- RECORDED INFORMATION

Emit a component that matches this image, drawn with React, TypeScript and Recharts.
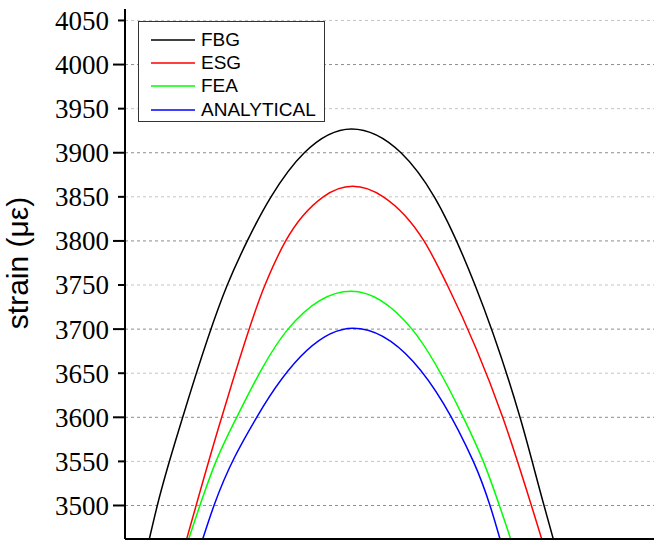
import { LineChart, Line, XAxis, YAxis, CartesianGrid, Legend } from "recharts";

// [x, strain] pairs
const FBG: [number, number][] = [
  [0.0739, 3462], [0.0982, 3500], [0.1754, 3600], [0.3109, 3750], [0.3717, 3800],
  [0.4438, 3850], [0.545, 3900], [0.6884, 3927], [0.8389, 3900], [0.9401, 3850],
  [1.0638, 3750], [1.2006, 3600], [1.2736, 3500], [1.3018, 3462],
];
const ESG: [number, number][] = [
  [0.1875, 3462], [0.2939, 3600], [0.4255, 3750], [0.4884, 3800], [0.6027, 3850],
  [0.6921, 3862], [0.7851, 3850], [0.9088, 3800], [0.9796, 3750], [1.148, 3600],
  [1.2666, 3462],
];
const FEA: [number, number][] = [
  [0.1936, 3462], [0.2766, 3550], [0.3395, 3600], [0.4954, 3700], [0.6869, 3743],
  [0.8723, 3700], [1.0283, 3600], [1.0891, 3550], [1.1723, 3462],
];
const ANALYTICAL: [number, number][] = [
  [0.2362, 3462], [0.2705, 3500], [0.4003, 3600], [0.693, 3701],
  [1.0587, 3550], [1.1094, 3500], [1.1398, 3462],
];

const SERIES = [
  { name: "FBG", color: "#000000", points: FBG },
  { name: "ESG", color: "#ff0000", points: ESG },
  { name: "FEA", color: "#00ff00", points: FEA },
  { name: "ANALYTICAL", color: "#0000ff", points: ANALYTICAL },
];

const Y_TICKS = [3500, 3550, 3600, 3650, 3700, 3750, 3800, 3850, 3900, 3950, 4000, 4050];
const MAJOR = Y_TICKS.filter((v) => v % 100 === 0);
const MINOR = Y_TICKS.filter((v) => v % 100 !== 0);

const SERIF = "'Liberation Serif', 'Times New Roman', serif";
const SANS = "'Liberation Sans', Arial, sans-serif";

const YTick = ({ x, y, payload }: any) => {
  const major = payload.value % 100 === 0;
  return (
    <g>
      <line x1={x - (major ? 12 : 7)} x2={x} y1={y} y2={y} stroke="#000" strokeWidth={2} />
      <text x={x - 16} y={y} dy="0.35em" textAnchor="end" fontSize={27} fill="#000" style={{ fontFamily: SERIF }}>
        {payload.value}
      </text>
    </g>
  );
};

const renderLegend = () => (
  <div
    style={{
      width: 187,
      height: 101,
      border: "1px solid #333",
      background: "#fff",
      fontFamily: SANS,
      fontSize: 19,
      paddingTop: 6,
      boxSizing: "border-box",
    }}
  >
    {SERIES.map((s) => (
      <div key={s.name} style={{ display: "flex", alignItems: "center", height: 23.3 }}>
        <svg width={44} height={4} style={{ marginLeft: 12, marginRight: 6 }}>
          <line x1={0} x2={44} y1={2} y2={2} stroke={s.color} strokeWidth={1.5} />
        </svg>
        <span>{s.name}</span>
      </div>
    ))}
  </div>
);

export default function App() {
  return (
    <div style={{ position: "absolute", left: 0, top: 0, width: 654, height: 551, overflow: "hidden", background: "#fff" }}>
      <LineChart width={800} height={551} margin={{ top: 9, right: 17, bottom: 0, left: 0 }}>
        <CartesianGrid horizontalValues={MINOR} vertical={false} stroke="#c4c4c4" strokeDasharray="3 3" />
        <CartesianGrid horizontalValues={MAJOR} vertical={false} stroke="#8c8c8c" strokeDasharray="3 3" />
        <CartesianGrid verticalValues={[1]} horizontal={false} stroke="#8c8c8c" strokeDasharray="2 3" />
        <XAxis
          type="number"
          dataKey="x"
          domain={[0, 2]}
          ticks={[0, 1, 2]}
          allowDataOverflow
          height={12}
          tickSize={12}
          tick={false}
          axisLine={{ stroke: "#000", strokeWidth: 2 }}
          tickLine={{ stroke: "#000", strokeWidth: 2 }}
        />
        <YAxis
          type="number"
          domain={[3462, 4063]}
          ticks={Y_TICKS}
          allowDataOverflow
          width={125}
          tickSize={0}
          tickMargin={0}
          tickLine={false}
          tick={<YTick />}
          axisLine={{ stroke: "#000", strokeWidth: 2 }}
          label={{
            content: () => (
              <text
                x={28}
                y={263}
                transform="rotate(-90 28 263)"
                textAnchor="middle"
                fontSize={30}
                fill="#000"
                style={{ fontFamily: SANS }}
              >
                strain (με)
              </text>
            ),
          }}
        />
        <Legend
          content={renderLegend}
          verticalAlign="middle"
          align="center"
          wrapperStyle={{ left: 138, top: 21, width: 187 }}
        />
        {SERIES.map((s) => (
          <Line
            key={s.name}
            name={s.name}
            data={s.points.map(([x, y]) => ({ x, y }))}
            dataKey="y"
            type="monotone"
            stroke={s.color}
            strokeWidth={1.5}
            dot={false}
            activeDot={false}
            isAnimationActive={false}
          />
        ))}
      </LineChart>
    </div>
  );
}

- WORK TO BE COMPLETED
In the data above, please extract the lines from the first one through the line with "YAxis, CartesianGrid, Legend", exactly, and keep pictures out.

- FINAL RESULT
Emit a component that matches this image, drawn with React, TypeScript and Recharts.
import { LineChart, Line, XAxis, YAxis, CartesianGrid, Legend } from "recharts";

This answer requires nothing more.